◆ SUPPLIED DATA
────────

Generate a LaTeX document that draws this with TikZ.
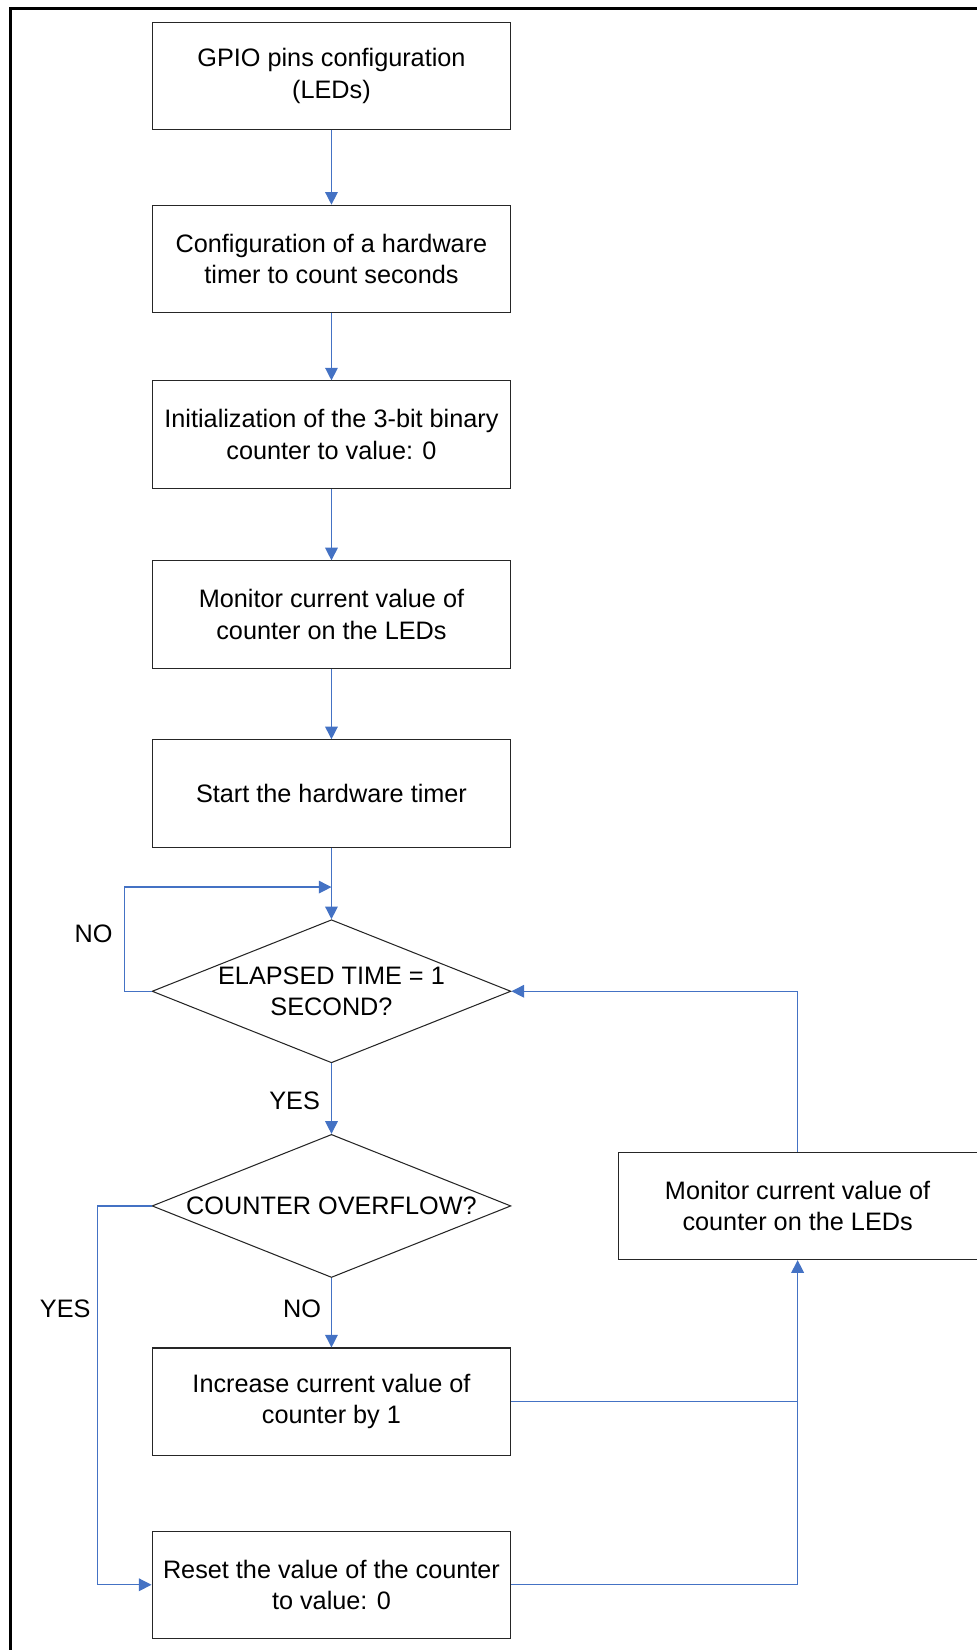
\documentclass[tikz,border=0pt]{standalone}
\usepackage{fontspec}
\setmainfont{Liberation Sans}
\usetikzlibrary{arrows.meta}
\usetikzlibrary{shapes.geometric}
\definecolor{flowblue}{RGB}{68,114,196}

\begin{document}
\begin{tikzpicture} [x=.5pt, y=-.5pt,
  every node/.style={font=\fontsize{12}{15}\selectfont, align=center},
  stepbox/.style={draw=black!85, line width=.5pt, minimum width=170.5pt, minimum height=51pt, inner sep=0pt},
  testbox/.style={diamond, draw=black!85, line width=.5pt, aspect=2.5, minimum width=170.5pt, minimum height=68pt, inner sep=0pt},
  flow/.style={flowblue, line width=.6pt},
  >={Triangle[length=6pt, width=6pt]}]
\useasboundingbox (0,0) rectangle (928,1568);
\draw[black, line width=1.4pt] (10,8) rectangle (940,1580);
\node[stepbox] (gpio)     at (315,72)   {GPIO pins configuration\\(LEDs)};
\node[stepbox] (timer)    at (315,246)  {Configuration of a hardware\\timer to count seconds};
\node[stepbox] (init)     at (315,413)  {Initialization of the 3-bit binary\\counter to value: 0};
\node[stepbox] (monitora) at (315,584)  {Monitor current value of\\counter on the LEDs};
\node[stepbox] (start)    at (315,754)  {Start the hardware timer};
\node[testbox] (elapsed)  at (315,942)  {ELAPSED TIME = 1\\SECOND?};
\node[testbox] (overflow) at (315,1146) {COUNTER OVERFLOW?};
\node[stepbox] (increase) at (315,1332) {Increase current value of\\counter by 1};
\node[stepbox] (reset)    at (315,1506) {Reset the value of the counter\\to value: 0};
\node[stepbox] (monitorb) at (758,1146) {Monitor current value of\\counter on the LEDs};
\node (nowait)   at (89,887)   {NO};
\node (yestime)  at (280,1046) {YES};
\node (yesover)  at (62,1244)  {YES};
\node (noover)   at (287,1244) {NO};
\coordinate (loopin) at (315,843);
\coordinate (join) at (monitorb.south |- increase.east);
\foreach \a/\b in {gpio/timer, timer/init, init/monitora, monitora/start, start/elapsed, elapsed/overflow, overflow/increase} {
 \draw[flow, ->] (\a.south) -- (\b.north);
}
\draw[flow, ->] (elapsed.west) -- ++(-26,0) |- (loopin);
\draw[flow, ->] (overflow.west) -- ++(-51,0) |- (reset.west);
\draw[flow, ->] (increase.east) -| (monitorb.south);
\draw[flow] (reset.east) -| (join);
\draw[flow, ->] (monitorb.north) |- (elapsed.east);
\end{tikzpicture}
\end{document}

────────

Return the listing above word for word, with the pictures removed.

Generate a LaTeX document that draws this with TikZ.
\documentclass[tikz,border=0pt]{standalone}
\usepackage{fontspec}
\setmainfont{Liberation Sans}
\usetikzlibrary{arrows.meta}
\usetikzlibrary{shapes.geometric}
\definecolor{flowblue}{RGB}{68,114,196}

\begin{document}
\begin{tikzpicture} [x=.5pt, y=-.5pt,
  every node/.style={font=\fontsize{12}{15}\selectfont, align=center},
  stepbox/.style={draw=black!85, line width=.5pt, minimum width=170.5pt, minimum height=51pt, inner sep=0pt},
  testbox/.style={diamond, draw=black!85, line width=.5pt, aspect=2.5, minimum width=170.5pt, minimum height=68pt, inner sep=0pt},
  flow/.style={flowblue, line width=.6pt},
  >={Triangle[length=6pt, width=6pt]}]
\useasboundingbox (0,0) rectangle (928,1568);
\draw[black, line width=1.4pt] (10,8) rectangle (940,1580);
\node[stepbox] (gpio)     at (315,72)   {GPIO pins configuration\\(LEDs)};
\node[stepbox] (timer)    at (315,246)  {Configuration of a hardware\\timer to count seconds};
\node[stepbox] (init)     at (315,413)  {Initialization of the 3-bit binary\\counter to value: 0};
\node[stepbox] (monitora) at (315,584)  {Monitor current value of\\counter on the LEDs};
\node[stepbox] (start)    at (315,754)  {Start the hardware timer};
\node[testbox] (elapsed)  at (315,942)  {ELAPSED TIME = 1\\SECOND?};
\node[testbox] (overflow) at (315,1146) {COUNTER OVERFLOW?};
\node[stepbox] (increase) at (315,1332) {Increase current value of\\counter by 1};
\node[stepbox] (reset)    at (315,1506) {Reset the value of the counter\\to value: 0};
\node[stepbox] (monitorb) at (758,1146) {Monitor current value of\\counter on the LEDs};
\node (nowait)   at (89,887)   {NO};
\node (yestime)  at (280,1046) {YES};
\node (yesover)  at (62,1244)  {YES};
\node (noover)   at (287,1244) {NO};
\coordinate (loopin) at (315,843);
\coordinate (join) at (monitorb.south |- increase.east);
\foreach \a/\b in {gpio/timer, timer/init, init/monitora, monitora/start, start/elapsed, elapsed/overflow, overflow/increase} {
 \draw[flow, ->] (\a.south) -- (\b.north);
}
\draw[flow, ->] (elapsed.west) -- ++(-26,0) |- (loopin);
\draw[flow, ->] (overflow.west) -- ++(-51,0) |- (reset.west);
\draw[flow, ->] (increase.east) -| (monitorb.south);
\draw[flow] (reset.east) -| (join);
\draw[flow, ->] (monitorb.north) |- (elapsed.east);
\end{tikzpicture}
\end{document}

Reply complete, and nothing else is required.